La plupart des paysans tunisiens sont refoulés dans les secteurs les moins favorables et sur des espaces exigus. Beaucoup finissent par prendre le chemin de l’exode vers les grandes villes.
La ruine de l’artisanat
Une avalanche de produits fabriqués industriellement en Occident se déverse sur la Tunisie. Imitant la production traditionnelle à un coût très largement inférieur, ils portent un coup mortel à une activité auparavant florissante.
La mainmise du capital étranger
« Les sociétés occidentales monopolistiques, surtout françaises, imposent une domination absolue sur toute l’économie minière du pays, sur le secteur financier, l’électricité, le gaz, la production et la distribution de l’eau, les transports, etc. ».(5)

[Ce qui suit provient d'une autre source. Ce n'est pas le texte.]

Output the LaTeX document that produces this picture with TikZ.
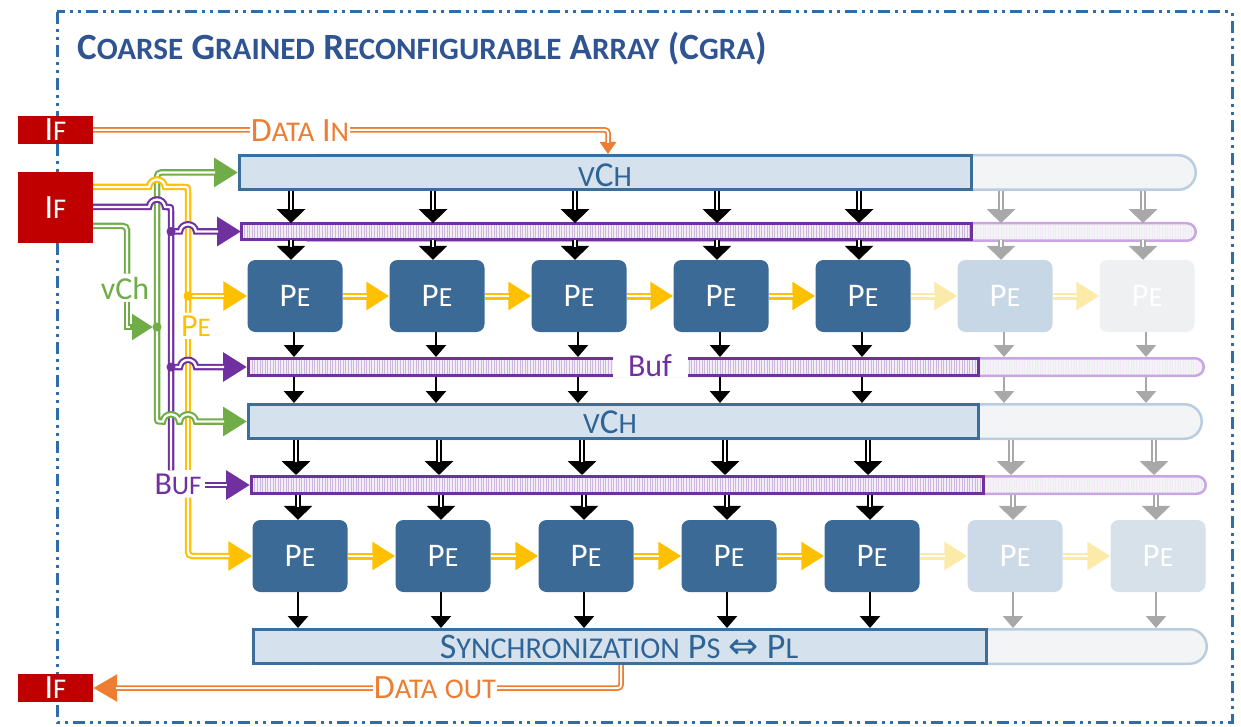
\documentclass[tikz,border=0pt]{standalone}
\usepackage{fontspec}
\setmainfont{Carlito}
\newfontfamily\symfont{DejaVu Sans}
\usepackage{graphicx}
\usetikzlibrary{arrows.meta,patterns.meta}

\definecolor{frameblue}{HTML}{2E6DA8}
\definecolor{titleblue}{HTML}{2F5491}
\definecolor{ifred}{HTML}{C00000}
\definecolor{dorange}{HTML}{ED7D31}
\definecolor{wgreen}{HTML}{70AD47}
\definecolor{wyellow}{HTML}{FFC000}
\definecolor{wpurple}{HTML}{7030A0}
\definecolor{pefill}{HTML}{3B6A97}
\definecolor{chfill}{HTML}{D5E1EC}
\definecolor{chline}{HTML}{3C6E9C}
\definecolor{chtext}{HTML}{2E6496}
\definecolor{extfill}{HTML}{F3F4F5}
\definecolor{extline}{HTML}{BACDE0}
\definecolor{extpurple}{HTML}{C9A6E0}
\definecolor{buffill}{HTML}{F3EDF8}
\definecolor{bufhatch}{HTML}{CDB7DF}
\definecolor{fadearrow}{HTML}{A8A8A8}
\definecolor{fadeyellow}{HTML}{FBEAA8}
\definecolor{fadepeA}{HTML}{C7D7E6}
\definecolor{fadepeB}{HTML}{EEF0F2}
\definecolor{fadepeC}{HTML}{CCD9E6}
\definecolor{fadepeD}{HTML}{D6E1EA}

% small-capital letters: upper case at a reduced size
\newcommand\sm[1]{\scalebox{0.84}{#1}}

\begin{document}
\begin{tikzpicture}[x=1pt,y=-1pt,
  every node/.style={inner sep=0pt},
  fs/.style={font=\fontsize{#1}{#1}\selectfont},
  ifbox/.style={fill=ifred, text=white, minimum width=75pt, fs=34},
  pebox/.style={fill=#1, text=white, rounded corners=8pt, minimum width=95pt, minimum height=72pt, fs=33},
  chbar/.style={draw=chline, line width=3pt, fill=chfill, minimum height=34pt},
  bufbar/.style={draw=wpurple, line width=3pt, preaction={fill=buffill},
    pattern={Lines[angle=90,distance=2.6pt,line width=0.8pt]}, pattern color=bufhatch, minimum height=17pt},
  chext/.style={draw=extline, line width=2.5pt, fill=extfill, rounded corners=#1},
  bufext/.style={draw=extpurple, line width=2.5pt, preaction={fill=extfill},
    pattern={Lines[angle=90,distance=2.6pt,line width=0.5pt]}, pattern color=extpurple!25, rounded corners=#1},
  bartext/.style={text=chtext, fs=#1},
  wire/.style={draw=#1, line width=6.5pt, rounded corners=4pt, postaction={draw=white, line width=2.3pt}},
  awire/.style={draw=#1, line width=6.5pt, rounded corners=4pt, -{Triangle[length=24pt,width=28pt]},
    postaction={draw=white, line width=2.3pt, -, shorten >=23pt}},
  pearr/.style={draw=#1, line width=7pt, -{Triangle[length=23pt,width=27pt]},
    postaction={draw=white, line width=2.4pt, -, shorten >=22pt}},
  dnarr/.style={draw=#1, line width=6pt, -{Triangle[length=14pt,width=28pt]},
    postaction={draw=white, line width=2pt, -, shorten >=13pt}},
  snarr/.style={draw=#1, line width=2.5pt, -{Triangle[length=12pt,width=20pt]}},
  owire/.style={draw=dorange, line width=5.5pt, rounded corners=3pt,
    postaction={draw=white, line width=2pt, -, shorten >=#1}},
  tag/.style={text=#1, inner sep=3pt},
]
\useasboundingbox (0,0) rectangle (1241,727);

% dash-dot-dot frame
\draw[frameblue, line width=3pt, dash pattern=on 12pt off 5pt on 3pt off 5pt on 3pt off 5pt]
  (57,12) rectangle (1232,722);

\node[anchor=base west, text=titleblue, font=\bfseries\fontsize{37}{37}\selectfont] (title) at (77,60)
  {C\sm{OARSE} G\sm{RAINED} R\sm{ECONFIGURABLE} A\sm{RRAY} (C\sm{GRA})};

% interfaces
\node[ifbox, minimum height=28pt] (if1) at (55.5,130) {I\sm{F}};
\node[ifbox, minimum height=71pt] (if2) at (55.5,207.5) {I\sm{F}};
\node[ifbox, minimum height=28pt] (if3) at (55.5,688) {I\sm{F}};

% faded extensions of the bars
\draw[chext=17.25pt] (300,155.25) rectangle (1195.75,189.75);
\draw[bufext=8.75pt] (300,223.25) rectangle (1195.75,240.75);
\draw[bufext=8.75pt] (300,358.25) rectangle (1203.75,375.75);
\draw[chext=17.25pt] (300,404.25) rectangle (1201.75,438.75);
\draw[bufext=8.75pt] (300,476.25) rectangle (1205.75,493.75);
\draw[chext=17.25pt] (300,629.25) rectangle (1206.75,663.75);

% channel and buffer bars
\node[chbar, minimum width=732pt] (vch1) at (605.5,172.5) {};
\node[bufbar, minimum width=730pt, minimum height=16pt] (buf1) at (606.5,231.5) {};
\node[bufbar, minimum width=730pt] (buf2) at (613.5,367) {};
\node[chbar, minimum width=730pt] (vch2) at (613.5,421.5) {};
\node[bufbar, minimum width=732pt] (buf3) at (617.5,485) {};
\node[chbar, minimum width=733pt] (sync) at (620,646.5) {};

\node[bartext=35] (vch1t) at (605,175) {\sm{V}C\sm{H}};
\node[bartext=35] (vch2t) at (610,422) {\sm{V}C\sm{H}};
\node[bartext=36] (synct) at (619,647) {S\sm{YNCHRONIZATION} P\sm{S} {\symfont ⇔} P\sm{L}};
\node[fill=white, text=wpurple, fs=32, minimum width=75pt, minimum height=22pt] (bufin) at (650,366) {Buf};

% processing elements
\foreach \i in {1,...,5} {
  \node[pebox=pefill] (pa\i) at ({295+142*(\i-1)},296) {P\sm{E}};
  \node[pebox=pefill] (pb\i) at ({300+143*(\i-1)},556) {P\sm{E}};
}
\node[pebox=fadepeA] (pa6) at (1005,296) {P\sm{E}};
\node[pebox=fadepeB] (pa7) at (1147,296) {P\sm{E}};
\node[pebox=fadepeC] (pb6) at (1015,556) {P\sm{E}};
\node[pebox=fadepeD] (pb7) at (1158,556) {P\sm{E}};

% horizontal PE-to-PE links
\foreach \i/\j in {1/2,2/3,3/4,4/5} {
  \draw[pearr=wyellow] (pa\i.east) -- (pa\j.west);
  \draw[pearr=wyellow] (pb\i.east) -- (pb\j.west);
}
\foreach \i/\j in {5/6,6/7} {
  \draw[pearr=fadeyellow] (pa\i.east) -- (pa\j.west);
  \draw[pearr=fadeyellow] (pb\i.east) -- (pb\j.west);
}

% vertical data flow through the columns
\foreach \i in {1,...,7} {
  \pgfmathsetmacro\xa{295+142*(\i-1)}
  \pgfmathsetmacro\xc{296+143*(\i-1)}
  \pgfmathsetmacro\xd{298+143*(\i-1)}
  \ifnum\i<6 \def\ac{black}\else\def\ac{fadearrow}\fi
  \coordinate (ca\i) at (\xa-4,0);
  \coordinate (cb\i) at (\xa-1,0);
  \coordinate (cc\i) at (\xc,0);
  \coordinate (cd\i) at (\xd,0);
  \draw[dnarr=\ac] (ca\i |- vch1.south) -- (ca\i |- buf1.north);
  \draw[dnarr=\ac] (ca\i |- buf1.south) -- (ca\i |- pa\i.north);
  \draw[snarr=\ac] (cb\i |- pa\i.south) -- (cb\i |- buf2.north);
  \draw[snarr=\ac] (cb\i |- buf2.south) -- (cb\i |- vch2.north);
  \draw[dnarr=\ac] (cc\i |- vch2.south) -- (cc\i |- buf3.north);
  \draw[dnarr=\ac] (cd\i |- buf3.south) -- (cd\i |- pb\i.north);
  \draw[snarr=\ac] (cd\i |- pb\i.south) -- (cd\i |- sync.north);
}

% data in / data out
\coordinate (din) at (608,0);
\draw[owire=11pt, -{Triangle[length=12pt,width=16pt]}] (if1.east) -- (din |- if1.east) -- (din |- vch1.north);
\node[tag=dorange, fs=34, inner xsep=1pt, fill=white] (dinl) at (300,131) {D\sm{ATA} I\sm{N}};
\coordinate (dout) at (621,0);
\draw[owire=23pt, -{Triangle[length=24pt,width=26pt]}] (dout |- sync.south) -- (dout |- if3.east) -- (if3.east);
\node[tag=dorange, fs=34, inner xsep=1pt, fill=white] (doutl) at (435,688) {D\sm{ATA} \sm{OUT}};

% configuration wiring from the interface
\node[tag=wgreen, fs=32] (vchl) at (125,288) {vCh};
\node[tag=wyellow, fs=32] (pel) at (196,326) {P\sm{E}};
\node[tag=wpurple, fs=32] (bufl) at (178,484) {B\sm{UF}};

\coordinate (gl) at (127,0);
\coordinate (yx) at (188,0);
\coordinate (px) at (171,0);
\coordinate (gin) at (0,226);
\coordinate (yin) at (0,187);
\coordinate (pin) at (0,207);
\coordinate (gdot) at (157,327);
\coordinate (gtip) at (153,327);
\coordinate (ydot) at (188,296);
\coordinate (pdot1) at (171,231.5);
\coordinate (pdot2) at (171,367);

% green: channel configuration
\draw[awire=wgreen] (gdot) -- (gdot |- vch1.west) -- (vch1.west);
\draw[wire=wgreen] (if2.east |- gin) -- (gl |- gin) -- (gl |- vchl.north);
\draw[awire=wgreen, sharp corners, -{Triangle[length=21pt,width=25pt]}] (gl |- vchl.south) -- (gl |- gtip) -- (gtip);

% yellow: PE configuration
\draw[wire=wyellow, sharp corners] (if2.east |- yin) -- (149,187) .. controls (150,177) and (164,177) .. (165,187)
  -- (183,187) .. controls (188,187) .. (188,192) -- (yx |- pel.north);
\draw[awire=wyellow] (ydot) -- (pa1.west);
\draw[wire=wyellow] (yx |- pel.south) -- (yx |- bufl.north);
\draw[awire=wyellow] (yx |- bufl.south) -- (yx |- pb1.west) -- (pb1.west);

% purple: buffer configuration
\draw[wire=wpurple, sharp corners] (if2.east |- pin) -- (149,207) .. controls (150,197) and (164,197) .. (165,207)
  -- (167,207) .. controls (171,207) .. (171,211) -- (px |- bufl.north);
\draw[awire=wpurple, sharp corners] (pdot1) -- (180,231.5) .. controls (181,222) and (195,222) .. (196,231.5) -- (buf1.west);
\draw[awire=wpurple, sharp corners] (pdot2) -- (180,367) .. controls (181,357.5) and (195,357.5) .. (196,367) -- (buf2.west);
\draw[awire=wpurple] (bufl.east |- buf3.west) -- (buf3.west);

% green: second channel, hopping over purple and yellow
\draw[awire=wgreen, sharp corners] (gdot) -- (157,416.5) .. controls (157,421.5) .. (162,421.5)
  -- (163,421.5) .. controls (164,412) and (178,412) .. (179,421.5)
  -- (180,421.5) .. controls (181,412) and (195,412) .. (196,421.5) -- (vch2.west);

% junction dots
\fill[wgreen] (gdot) circle (4.5pt);
\fill[wyellow] (ydot) circle (4.5pt);
\fill[wpurple] (pdot1) circle (4.5pt);
\fill[wpurple] (pdot2) circle (4.5pt);
\end{tikzpicture}
\end{document}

Le développement des inégalités régionales
L’écart se creuse entre les régions de l’intérieur, laissées pour compte, et les zones côtières.
La négation de l’identité nationale
La langue française devient un instrument de promotion sociale, secrétant une « élite » francophone et francophile.
Une volonté de désislamiser le pays est affichée avec ostentation : lors du Congrès eucharistique de Carthage qui coïncide avec le cinquantenaire de l’établissement du Protectorat, un défilé de 5 000 jeunes catholiques revêtus d’uniformes de croisés a notamment lieu dans les rues de Tunis. « La Tunisie semble condamnée pour longtemps à l’acceptation passive du nouvel ordre des choses ». (6)
Pas étonnant que dans de telles conditions, « L’hostilité au principe même de l’occupation […] se manifeste d’abord par un renouveau du sentiment religieux […] : la religion apparaît comme une donnée essentielle de la conscience nationale ».
Notes :
1. Depuis 1574, la Tunisie était placée sous la suzeraineté de l’empire ottoman.
2. Extrait du texte de Fathi Chamkhi (Raid-Attac Tunisie) reproduit à la fin de ce dossier.
3. « Histoire générale de la Tunisie » – Sud Editions (Tunis 2010) p. 364
4. Heidi Timoumi : « La Tunisie, 1956-1987 », Tunis 2010, p. 19.
5. Heidi Timoumi p53.
6. « Histoire générale de la Tunisie » p. 365.